Kita sering mendengar jargon "Indonesia harus jadi bangsa literat". Namun, siapa yang benar-benar menjadi penjaga gerbang literasi di sekolah-sekolah dan taman baca? Ya, pustakawan.
Mereka bukan sekadar petugas pinjam-kembali buku. Mereka adalah fasilitator pengetahuan, motivator siswa untuk membaca, bahkan pendamping belajar.
Tapi apa balasannya? Gaji rendah, karier buntu, dan kebijakan yang sering tak berpihak.
Refleksi: Mengapa Mereka Tidak Pernah Jadi Prioritas?
Mari kita bertanya dengan jujur: mengapa dalam diskusi tentang pendidikan, yang selalu disebut adalah guru, kurikulum, dan sarana fisik, tetapi jarang sekali pustakawan?
Padahal, tanpa pustakawan, perpustakaan hanya jadi gudang buku. Tanpa pustakawan, program literasi hanyalah slogan kosong. Tanpa pustakawan, semangat membaca generasi muda tak akan pernah menemukan pemandunya.
Mungkinkah karena pekerjaan mereka dianggap "tidak produktif"? Atau karena keberadaan pustakawan memang tidak masuk dalam "politik pendidikan" yang lebih sibuk pada hal-hal besar, seperti ujian nasional, kurikulum baru, atau gedung sekolah megah?
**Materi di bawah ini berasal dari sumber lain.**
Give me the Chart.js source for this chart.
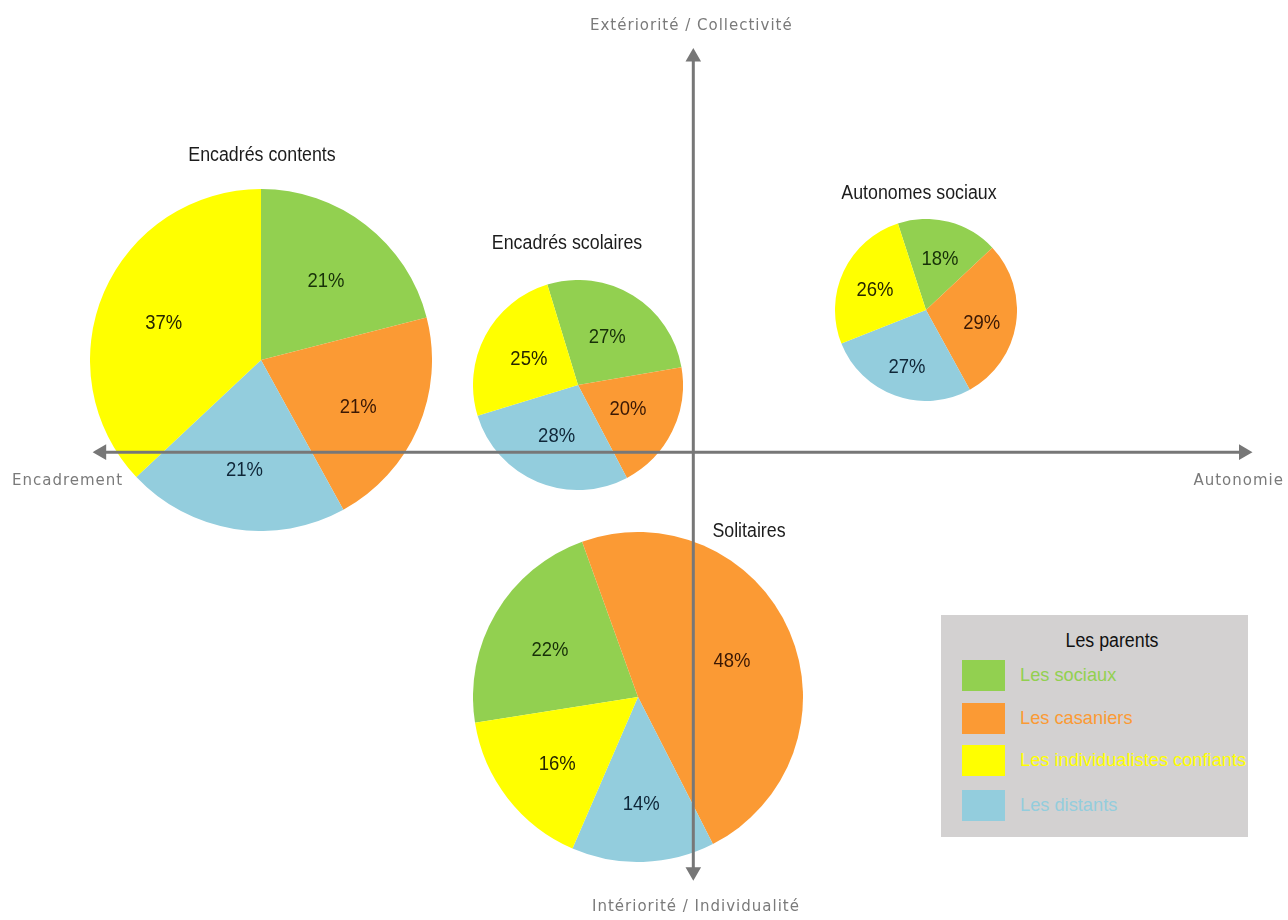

Jalan Keluar: Dari Regulasi ke Kesadaran Publik
Apa yang bisa dilakukan? Setidaknya ada tiga hal mendesak:
1. Perbaikan Regulasi
Pemerintah perlu membuat aturan yang jelas: pustakawan profesional harus diakui setara dengan tenaga pendidik lain. Kesempatan mendaftar P3K harus dibuka, sertifikasi harus disertai tunjangan, dan aturan 5% anggaran perpustakaan harus ditegakkan.
2. Peningkatan Kapasitas
Pelatihan tidak boleh hanya jadi hak segelintir. Kuota harus diperbanyak, akses harus dipermudah, terutama bagi pustakawan di daerah.